The immediate official response to the crisis, in which the insurer AIG was bailed out, which then led it to fully repay its counterparties like Goldman Sachs, bailing them out in turn, only justified the beliefs of those who had undertaken the imprudent lending that any losses would be borne by taxpayers. Moral hazard increased even further. It was further accentuated with the classification of institutions as being “too big to fail”, and has given an incentive for the creation of even larger universal banks “too big to fail”. With the authorities egging on the conversion of previous investment banks into bank holding companies, the US financial structure has become even more oligopolistic.
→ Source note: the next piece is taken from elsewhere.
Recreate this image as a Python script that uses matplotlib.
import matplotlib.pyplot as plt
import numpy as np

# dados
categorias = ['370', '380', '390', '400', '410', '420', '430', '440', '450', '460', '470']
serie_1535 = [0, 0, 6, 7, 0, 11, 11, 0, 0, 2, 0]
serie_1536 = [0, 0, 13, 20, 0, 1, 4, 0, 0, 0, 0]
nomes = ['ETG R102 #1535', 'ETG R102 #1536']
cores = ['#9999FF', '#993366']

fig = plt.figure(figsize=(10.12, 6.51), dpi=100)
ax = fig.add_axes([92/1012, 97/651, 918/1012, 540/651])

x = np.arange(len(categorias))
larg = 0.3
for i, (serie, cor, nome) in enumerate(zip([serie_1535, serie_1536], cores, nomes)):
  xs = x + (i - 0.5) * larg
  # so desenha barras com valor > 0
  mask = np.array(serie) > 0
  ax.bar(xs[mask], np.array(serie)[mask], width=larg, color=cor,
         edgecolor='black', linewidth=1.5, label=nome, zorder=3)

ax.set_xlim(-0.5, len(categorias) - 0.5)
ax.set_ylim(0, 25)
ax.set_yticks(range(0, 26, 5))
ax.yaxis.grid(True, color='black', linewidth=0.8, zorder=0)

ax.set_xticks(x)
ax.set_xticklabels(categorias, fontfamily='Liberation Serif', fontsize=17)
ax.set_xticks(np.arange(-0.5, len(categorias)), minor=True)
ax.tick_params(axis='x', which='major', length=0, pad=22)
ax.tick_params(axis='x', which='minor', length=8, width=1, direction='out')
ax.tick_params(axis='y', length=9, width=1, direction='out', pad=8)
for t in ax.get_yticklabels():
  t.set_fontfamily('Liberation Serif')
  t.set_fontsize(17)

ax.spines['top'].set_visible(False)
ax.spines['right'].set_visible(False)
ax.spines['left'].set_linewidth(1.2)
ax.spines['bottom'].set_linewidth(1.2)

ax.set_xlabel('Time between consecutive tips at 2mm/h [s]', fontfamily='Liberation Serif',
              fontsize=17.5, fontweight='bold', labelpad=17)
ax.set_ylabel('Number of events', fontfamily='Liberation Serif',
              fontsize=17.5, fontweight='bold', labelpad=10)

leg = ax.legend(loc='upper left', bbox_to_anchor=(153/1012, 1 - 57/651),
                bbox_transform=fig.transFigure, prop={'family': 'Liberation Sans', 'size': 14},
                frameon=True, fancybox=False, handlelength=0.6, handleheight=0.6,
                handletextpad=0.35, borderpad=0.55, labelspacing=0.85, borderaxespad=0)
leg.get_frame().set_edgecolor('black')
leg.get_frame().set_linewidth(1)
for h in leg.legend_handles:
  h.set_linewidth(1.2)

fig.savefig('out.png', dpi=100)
Much worse, the recently passed Dodd-Frank Wall Street Reform and Consumer Protection Act now formalises the Federal Reserve’s role in being the supervisor and lender of last resort of the whole US banking system. There is some obeisance to separating the “gambling” investment from the “utility” commercial banking part through the Volcker rule. Though, as the Financial Times reports, the Wall Street banks have already found a loophole which allows them “to continue to invest billions of dollars of their own capital in spite of new rules aimed at stopping them from taking risky bets” (November 11, page 16). As they are now universal banks, they can continue gambling, knowing that they will be bailed out if their losses threaten the deposit base.
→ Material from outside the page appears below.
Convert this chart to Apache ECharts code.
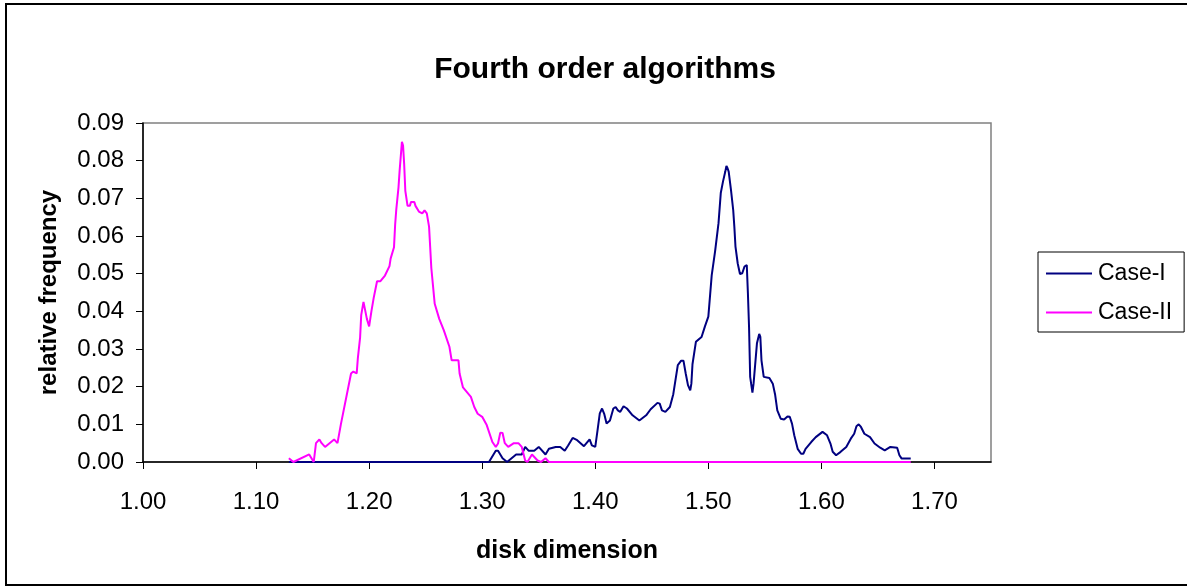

As I and many others have argued, as long as there is deposit insurance, something like the Glass-Steagall Act separating investment from commercial banking needs to be instituted. There is, however, the alternative view that the Glass Steagall Act had already been eroded, and its repeal was a sensible measure of deregulating the financial system. Much of this argument is based on assessing whether the Glass Steagall Act was necessary or an immoderate response to the Great Depression. Calomiris (US Bank Deregulation in Historical Perspective, Cambridge, 2000), citing many studies which have examined the claim that there was a conflict of interest in mixing commercial and investment banking, whereby “banks might coerce client firms or cheat purchasers of securities”, argues that this argument has now been discredited. But he also notes that another concern behind the Glass Steagall Act “was largely that of economists who correctly worried about the abuse of deposit insurance and the discount window — the possibility of government subsidisation of risk in new activities” (p.xiv). This is the worry which has not gone, particularly as he notes that deposit insurance is the only part of the 1933 Banking Act which now remains “and it is difficult to imagine circumstances that will lead to its repeal” (p.xviii). This is the nub, and it is difficult to see why he would, therefore, oppose keeping investment and commercial banks separate. It is deposit insurance alone that provides a reason for public regulation of any aspect of banking. If the Glass Steagall firewall between commercial and investment baking is maintained, there is no reason why the investment banks should not be set completely free. They should be allowed to follow whatever innovations and risk-taking they choose in competitive markets, but must be made to bear the full costs of any mistakes.

By contrast, under the Dodd-Frank Act, as Peter Wallison of the American Enterprise Institute (Fiancial Services Outlook, July-August 2010) has argued, all “financial firms will, under this new structure, inevitably be subordinated to the supervisory judgments about what the firms can safely be allowed to do… Where financial firms once focused on beating their competitors, they will now focus on currying favour with their regulator, which will have the power to control their every move. What may ultimately emerge is a partnership between the largest financial firms and the Federal Reserve — a partnership in which the Fed protects them from failure and excessive competition and they, in turn, curb their competitive instincts to carry out the government’s policies and directions”. In short, it is likely to substitute a sclerotic corporatist economic model, replacing the highly competitive and innovative model which, despite its flaws, has brought untold prosperity around the world.